Before that, in 1988, the Athletics swept their way to the AL pennant while the Los Angeles Dodgers went to seven games in the NLCS. Again, the eventual world champion was the team that had more work in the preceding round.
In 1998, the NBA’s Utah Jazz swept the Lakers and waited for the Bulls to take down Indiana in Game 7. Chicago won the league title in six games.
The last time a Stanley Cup tournament saw one conference final end in a sweep and another in seven games―and the only time it has ever happened in the four-round playoff era―was in 2003.
The Ducks clinched the Campbell Bowl on May 16 of that year. Seven nights later, the Devils vanquished the Senators in Ottawa.

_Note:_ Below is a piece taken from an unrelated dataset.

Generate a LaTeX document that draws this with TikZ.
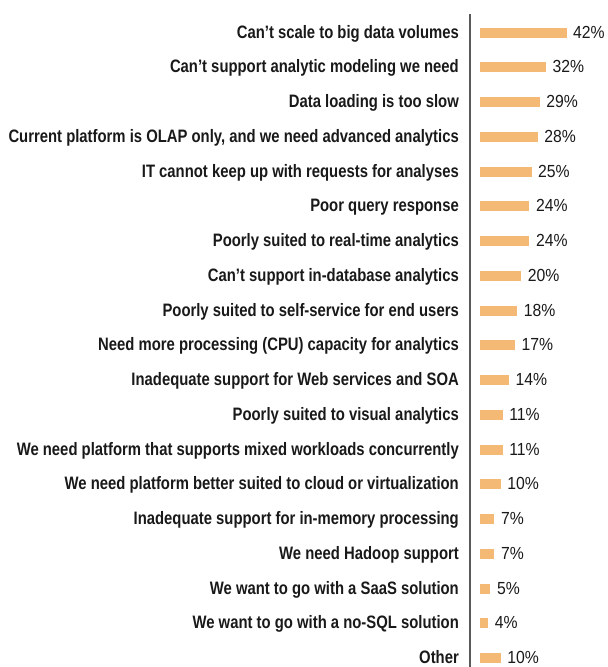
\documentclass[tikz,border=0pt]{standalone}
\usepackage{fontspec}
\setmainfont{Liberation Sans}
\newfontfamily\lblfont[FakeStretch=0.825]{Liberation Sans}
\newfontfamily\pctfont[FakeStretch=0.9]{Liberation Sans}
\usetikzlibrary{calc}
\definecolor{barorange}{RGB}{245,185,118}
\definecolor{axisgray}{RGB}{90,90,90}

\begin{document}
\begin{tikzpicture}[x=1pt, y=1pt]
	\def\dy{34.75}
	\def\yzero{32.5}
	\def\xaxis{470}
	\def\xbar{480}
	\def\sc{2.06}
	\def\bh{10}
	\useasboundingbox (0,0) rectangle (608,-667);
	\coordinate (axtop) at (\xaxis,-13.5);
	\coordinate (axbot) at (\xaxis,-667);
	\draw[axisgray, line width=1.7] (axtop) -- (axbot);
	
	\foreach \lbl/\val [count=\i from 0] in {%
		Can’t scale to big data volumes/42,
		Can’t support analytic modeling we need/32,
		Data loading is too slow/29,
		{Current platform is OLAP only, and we need advanced analytics}/28,
		IT cannot keep up with requests for analyses/25,
		Poor query response/24,
		Poorly suited to real-time analytics/24,
		Can’t support in-database analytics/20,
		Poorly suited to self-service for end users/18,
		Need more processing (CPU) capacity for analytics/17,
		Inadequate support for Web services and SOA/14,
		Poorly suited to visual analytics/11,
		We need platform that supports mixed workloads concurrently/11,
		We need platform better suited to cloud or virtualization/10,
		Inadequate support for in-memory processing/7,
		We need Hadoop support/7,
		We want to go with a SaaS solution/5,
		We want to go with a no-SQL solution/4,
		Other/10} {
		\coordinate (row\i) at (0,{-(\yzero+\i*\dy)});
		\fill[barorange]	($(\xbar,0.5*\bh)+(row\i)$) rectangle ++({\sc*\val},-\bh);
		\node[anchor=base east, inner sep=0, text=black!90, font=\fontsize{18}{20}\selectfont\lblfont\bfseries] (lbl\i) at ($(459,-5.5)+(row\i)$) {\lbl};
		\node[anchor=base west, inner sep=0, text=black!90, font=\fontsize{17.5}{20}\selectfont\pctfont] (pct\i) at ($({\xbar+\sc*\val+6.5},-5.5)+(row\i)$) {\val\%};
	}
\end{tikzpicture}
\end{document}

When the Ducks and Devils converged in East Rutherford for Game 1 of their final series, it had been 11 nights since Anaheim’s previous extramural engagement. New Jersey would win each of the first two games, 3-0, and ultimately claimed the Cup in a seven-game bout that saw the home team win every installment.
If this year’s Kings act like the Ducks of the past and the current edition of the Devils act like its 2003 predecessor, it would not be a stretch to bank on the same basic result.
With the Rangers, there would be more room for doubt, although their pack-it-in approach could sufficiently stifle the L.A. strike force without expending too much energy to get the better of Jonathan Quick.
For their own sake, the Kings most naturally would prefer to abolish the Coyotes at the earliest possible chance. But they must to be mindful that the potential 10- or 11-day interlude between games will be a challenge upgrade from the six- and seven-day breaks that separated the first and second and second and third rounds.
If it does eliminate Phoenix in Game 4 this Sunday, Los Angeles will need to formulate its own preparation kit to stave off fatal frostbite in the final.